[start]

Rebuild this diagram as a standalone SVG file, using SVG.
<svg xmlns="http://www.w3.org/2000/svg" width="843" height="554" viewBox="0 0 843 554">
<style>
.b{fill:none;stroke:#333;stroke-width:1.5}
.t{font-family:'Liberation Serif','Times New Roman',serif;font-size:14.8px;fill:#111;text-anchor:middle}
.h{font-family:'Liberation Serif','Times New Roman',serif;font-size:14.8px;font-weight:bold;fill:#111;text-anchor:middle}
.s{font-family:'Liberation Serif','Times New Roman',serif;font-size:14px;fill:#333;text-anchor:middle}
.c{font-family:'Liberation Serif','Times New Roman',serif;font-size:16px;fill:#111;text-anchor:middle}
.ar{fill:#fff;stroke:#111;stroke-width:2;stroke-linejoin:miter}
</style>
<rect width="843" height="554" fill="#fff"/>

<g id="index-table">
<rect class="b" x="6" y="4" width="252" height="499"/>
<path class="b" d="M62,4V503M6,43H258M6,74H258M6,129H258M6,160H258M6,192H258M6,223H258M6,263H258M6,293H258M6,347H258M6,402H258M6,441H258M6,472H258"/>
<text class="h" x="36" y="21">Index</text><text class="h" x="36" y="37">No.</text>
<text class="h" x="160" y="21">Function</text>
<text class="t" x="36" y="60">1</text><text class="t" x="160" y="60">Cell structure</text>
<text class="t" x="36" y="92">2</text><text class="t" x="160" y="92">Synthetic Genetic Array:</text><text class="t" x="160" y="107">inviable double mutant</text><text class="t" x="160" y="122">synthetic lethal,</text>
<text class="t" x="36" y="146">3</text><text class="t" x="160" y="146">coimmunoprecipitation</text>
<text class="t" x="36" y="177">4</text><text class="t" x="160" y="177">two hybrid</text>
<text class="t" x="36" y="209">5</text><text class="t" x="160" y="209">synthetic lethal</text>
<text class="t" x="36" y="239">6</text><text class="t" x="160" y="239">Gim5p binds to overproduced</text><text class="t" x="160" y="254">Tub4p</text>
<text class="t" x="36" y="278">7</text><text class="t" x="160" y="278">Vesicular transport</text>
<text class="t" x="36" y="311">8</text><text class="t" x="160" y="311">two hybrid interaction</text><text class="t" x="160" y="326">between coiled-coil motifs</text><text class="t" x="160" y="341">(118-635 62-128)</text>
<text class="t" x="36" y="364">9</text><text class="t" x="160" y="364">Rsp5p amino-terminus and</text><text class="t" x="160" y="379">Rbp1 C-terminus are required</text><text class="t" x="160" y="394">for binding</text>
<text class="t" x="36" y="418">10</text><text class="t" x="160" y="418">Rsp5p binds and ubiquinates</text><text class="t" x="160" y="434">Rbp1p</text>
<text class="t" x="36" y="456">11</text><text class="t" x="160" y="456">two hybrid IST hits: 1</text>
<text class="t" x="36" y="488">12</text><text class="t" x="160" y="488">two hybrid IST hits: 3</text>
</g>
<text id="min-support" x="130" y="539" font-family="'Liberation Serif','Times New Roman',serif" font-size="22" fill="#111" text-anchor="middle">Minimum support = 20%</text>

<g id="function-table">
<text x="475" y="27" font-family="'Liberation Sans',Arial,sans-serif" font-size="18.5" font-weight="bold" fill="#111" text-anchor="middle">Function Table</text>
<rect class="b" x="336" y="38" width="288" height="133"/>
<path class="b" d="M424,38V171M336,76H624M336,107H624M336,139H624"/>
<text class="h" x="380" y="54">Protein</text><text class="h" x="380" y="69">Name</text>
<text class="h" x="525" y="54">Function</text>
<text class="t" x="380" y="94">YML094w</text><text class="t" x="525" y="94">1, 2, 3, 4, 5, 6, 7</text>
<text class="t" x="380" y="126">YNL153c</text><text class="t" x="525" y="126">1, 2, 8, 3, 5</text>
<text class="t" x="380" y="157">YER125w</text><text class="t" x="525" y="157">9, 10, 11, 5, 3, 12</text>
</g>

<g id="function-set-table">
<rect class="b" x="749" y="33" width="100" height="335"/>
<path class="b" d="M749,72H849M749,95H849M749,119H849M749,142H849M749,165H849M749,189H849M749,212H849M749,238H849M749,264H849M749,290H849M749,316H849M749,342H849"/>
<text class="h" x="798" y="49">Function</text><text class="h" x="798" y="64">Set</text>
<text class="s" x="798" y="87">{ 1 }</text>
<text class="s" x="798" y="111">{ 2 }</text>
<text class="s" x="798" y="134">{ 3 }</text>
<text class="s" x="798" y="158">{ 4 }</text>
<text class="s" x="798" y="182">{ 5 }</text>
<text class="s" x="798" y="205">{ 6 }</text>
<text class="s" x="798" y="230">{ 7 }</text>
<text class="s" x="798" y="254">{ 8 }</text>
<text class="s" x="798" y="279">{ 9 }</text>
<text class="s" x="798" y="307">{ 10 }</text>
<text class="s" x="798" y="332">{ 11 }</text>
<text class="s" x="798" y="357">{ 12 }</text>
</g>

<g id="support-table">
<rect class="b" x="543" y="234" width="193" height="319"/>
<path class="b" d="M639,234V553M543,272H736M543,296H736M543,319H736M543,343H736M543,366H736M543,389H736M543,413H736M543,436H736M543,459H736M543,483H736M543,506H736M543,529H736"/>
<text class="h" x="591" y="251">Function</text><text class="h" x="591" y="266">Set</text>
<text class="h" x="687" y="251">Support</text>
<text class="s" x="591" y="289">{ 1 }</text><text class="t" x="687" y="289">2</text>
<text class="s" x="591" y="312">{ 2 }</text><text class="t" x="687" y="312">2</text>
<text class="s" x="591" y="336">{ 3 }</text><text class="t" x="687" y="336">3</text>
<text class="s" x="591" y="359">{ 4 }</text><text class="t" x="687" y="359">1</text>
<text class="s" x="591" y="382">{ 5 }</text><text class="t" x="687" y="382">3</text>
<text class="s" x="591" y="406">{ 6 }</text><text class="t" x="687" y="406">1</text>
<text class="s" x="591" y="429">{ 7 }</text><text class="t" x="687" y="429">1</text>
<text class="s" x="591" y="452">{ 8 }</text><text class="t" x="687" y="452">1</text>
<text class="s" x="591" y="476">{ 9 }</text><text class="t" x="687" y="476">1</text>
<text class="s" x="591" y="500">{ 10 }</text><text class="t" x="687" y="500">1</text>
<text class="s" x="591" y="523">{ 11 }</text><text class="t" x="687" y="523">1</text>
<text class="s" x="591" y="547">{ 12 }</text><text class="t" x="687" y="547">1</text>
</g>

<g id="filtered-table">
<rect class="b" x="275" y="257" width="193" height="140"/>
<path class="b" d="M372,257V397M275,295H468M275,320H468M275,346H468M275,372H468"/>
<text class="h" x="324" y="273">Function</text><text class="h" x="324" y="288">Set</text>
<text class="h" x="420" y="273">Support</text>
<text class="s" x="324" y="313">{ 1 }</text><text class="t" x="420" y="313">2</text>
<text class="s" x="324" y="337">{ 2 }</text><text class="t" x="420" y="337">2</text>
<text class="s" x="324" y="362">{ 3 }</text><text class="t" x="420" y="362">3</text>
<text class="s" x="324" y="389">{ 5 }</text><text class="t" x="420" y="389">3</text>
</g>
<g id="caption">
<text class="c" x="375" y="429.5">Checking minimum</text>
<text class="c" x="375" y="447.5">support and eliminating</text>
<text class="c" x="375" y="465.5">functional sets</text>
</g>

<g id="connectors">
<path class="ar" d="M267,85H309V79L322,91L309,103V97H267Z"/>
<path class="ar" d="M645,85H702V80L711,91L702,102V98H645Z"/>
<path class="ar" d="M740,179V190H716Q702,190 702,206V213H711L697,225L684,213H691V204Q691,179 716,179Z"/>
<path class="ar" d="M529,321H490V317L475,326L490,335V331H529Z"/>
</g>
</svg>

[end]
[start]

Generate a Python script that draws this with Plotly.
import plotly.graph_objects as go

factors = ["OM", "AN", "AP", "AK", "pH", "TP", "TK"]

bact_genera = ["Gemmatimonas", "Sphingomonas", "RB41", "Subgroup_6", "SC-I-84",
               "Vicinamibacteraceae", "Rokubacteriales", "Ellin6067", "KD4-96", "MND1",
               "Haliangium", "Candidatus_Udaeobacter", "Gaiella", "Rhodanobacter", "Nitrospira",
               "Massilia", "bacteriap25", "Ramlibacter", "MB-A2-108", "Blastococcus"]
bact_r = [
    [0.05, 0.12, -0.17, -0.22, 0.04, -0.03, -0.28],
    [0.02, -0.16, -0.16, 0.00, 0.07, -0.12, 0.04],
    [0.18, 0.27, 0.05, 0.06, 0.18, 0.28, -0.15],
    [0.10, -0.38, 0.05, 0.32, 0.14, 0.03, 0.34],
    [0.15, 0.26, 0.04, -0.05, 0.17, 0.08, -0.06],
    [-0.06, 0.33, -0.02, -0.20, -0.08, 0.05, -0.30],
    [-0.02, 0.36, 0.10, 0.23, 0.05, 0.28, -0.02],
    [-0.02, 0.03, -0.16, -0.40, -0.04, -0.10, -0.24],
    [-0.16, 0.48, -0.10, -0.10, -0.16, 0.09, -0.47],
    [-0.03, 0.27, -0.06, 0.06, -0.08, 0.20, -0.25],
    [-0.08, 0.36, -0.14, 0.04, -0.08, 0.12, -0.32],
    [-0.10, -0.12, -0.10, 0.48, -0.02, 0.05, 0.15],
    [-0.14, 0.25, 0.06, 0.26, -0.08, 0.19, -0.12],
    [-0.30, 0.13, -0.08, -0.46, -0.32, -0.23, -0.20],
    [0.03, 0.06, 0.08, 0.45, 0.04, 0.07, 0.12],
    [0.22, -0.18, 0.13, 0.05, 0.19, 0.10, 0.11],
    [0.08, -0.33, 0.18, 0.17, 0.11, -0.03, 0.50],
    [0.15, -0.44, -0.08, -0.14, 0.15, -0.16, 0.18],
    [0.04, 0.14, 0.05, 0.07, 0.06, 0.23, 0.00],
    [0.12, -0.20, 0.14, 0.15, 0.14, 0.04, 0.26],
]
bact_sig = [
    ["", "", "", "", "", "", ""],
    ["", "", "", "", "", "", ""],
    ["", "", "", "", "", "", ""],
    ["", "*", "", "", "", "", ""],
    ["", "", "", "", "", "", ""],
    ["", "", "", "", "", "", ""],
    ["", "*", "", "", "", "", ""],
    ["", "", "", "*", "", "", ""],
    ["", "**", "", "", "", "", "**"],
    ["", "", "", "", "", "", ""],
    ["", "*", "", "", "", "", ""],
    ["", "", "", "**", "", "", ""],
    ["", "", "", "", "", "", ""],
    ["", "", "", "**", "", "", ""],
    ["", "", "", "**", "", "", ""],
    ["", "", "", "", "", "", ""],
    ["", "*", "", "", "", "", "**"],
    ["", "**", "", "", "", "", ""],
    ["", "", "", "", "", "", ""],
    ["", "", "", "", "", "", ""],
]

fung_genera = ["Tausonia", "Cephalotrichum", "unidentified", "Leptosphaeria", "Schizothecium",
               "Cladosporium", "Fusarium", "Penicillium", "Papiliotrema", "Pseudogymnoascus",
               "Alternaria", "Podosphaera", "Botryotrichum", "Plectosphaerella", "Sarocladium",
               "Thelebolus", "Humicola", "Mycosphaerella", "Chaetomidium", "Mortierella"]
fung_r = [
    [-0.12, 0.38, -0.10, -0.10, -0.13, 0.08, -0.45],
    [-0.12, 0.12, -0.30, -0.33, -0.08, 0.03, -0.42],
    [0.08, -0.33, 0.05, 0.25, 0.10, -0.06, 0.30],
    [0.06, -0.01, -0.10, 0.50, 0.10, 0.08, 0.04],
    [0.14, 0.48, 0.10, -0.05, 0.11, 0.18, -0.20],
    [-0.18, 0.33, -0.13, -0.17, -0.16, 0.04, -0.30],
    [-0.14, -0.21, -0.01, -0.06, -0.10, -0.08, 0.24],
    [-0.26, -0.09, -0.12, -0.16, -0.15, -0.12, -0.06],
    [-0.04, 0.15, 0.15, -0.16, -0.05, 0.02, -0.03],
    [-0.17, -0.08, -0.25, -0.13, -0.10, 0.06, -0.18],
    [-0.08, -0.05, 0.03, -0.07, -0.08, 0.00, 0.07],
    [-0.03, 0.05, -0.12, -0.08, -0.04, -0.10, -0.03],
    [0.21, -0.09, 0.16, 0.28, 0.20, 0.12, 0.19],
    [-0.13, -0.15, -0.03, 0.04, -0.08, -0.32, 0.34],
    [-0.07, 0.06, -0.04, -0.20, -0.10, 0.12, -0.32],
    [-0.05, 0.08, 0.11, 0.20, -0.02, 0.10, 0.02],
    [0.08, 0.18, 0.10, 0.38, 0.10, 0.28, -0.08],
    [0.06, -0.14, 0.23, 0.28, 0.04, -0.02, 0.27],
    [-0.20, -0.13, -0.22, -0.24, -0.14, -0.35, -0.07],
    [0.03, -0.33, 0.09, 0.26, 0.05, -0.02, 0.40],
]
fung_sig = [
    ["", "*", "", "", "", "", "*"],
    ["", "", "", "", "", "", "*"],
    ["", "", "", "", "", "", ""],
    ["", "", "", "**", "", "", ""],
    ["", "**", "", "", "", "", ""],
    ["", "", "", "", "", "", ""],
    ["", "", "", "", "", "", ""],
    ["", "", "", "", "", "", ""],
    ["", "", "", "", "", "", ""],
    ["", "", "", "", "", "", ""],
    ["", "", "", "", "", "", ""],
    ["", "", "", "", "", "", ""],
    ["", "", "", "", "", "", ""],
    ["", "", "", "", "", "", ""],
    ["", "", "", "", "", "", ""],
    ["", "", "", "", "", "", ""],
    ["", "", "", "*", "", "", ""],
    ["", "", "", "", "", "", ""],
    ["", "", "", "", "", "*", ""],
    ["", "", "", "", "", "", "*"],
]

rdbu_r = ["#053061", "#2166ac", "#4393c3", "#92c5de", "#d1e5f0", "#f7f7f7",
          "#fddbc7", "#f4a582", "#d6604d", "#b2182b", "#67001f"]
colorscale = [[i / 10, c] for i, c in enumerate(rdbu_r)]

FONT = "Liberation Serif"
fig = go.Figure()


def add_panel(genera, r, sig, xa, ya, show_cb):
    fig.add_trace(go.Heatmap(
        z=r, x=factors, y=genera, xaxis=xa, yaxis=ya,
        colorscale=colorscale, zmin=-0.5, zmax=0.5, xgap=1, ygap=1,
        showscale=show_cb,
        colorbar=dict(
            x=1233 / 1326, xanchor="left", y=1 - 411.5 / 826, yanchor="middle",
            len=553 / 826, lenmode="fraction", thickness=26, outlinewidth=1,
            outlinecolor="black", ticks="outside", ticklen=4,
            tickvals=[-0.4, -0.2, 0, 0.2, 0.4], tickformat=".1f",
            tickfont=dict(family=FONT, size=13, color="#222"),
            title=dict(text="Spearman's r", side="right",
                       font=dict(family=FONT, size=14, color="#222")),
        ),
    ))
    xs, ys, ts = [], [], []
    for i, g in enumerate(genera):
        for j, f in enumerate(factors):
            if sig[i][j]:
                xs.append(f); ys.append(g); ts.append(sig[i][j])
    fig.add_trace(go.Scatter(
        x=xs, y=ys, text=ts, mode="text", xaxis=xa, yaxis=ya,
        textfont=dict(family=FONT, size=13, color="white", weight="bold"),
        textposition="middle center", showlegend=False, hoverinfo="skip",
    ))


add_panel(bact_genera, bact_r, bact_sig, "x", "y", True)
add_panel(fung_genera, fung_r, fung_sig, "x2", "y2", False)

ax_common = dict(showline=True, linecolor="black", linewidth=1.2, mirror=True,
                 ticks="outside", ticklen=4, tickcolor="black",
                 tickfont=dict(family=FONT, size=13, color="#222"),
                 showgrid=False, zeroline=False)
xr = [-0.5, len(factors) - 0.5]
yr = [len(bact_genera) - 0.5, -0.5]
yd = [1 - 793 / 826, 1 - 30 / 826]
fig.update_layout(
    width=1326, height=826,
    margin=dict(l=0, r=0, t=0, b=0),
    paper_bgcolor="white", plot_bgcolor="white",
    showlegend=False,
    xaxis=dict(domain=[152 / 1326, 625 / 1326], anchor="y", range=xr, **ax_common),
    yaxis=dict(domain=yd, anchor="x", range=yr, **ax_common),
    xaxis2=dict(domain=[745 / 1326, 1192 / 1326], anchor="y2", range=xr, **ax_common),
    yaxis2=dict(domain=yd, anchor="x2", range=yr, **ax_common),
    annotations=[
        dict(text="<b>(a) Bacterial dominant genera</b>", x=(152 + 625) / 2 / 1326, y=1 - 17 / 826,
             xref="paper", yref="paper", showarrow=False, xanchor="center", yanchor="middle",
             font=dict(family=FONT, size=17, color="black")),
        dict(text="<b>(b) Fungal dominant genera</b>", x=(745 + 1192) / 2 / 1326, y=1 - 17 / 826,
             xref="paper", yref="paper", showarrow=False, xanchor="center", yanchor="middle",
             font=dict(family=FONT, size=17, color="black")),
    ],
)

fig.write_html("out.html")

[end]

WORK INSTRUCTIONS:
Identify the lines that hold the word "this". Copy every one of them.

THE SOLUTION:
Rebuild this diagram as a standalone SVG file, using SVG.
Generate a Python script that draws this with Plotly.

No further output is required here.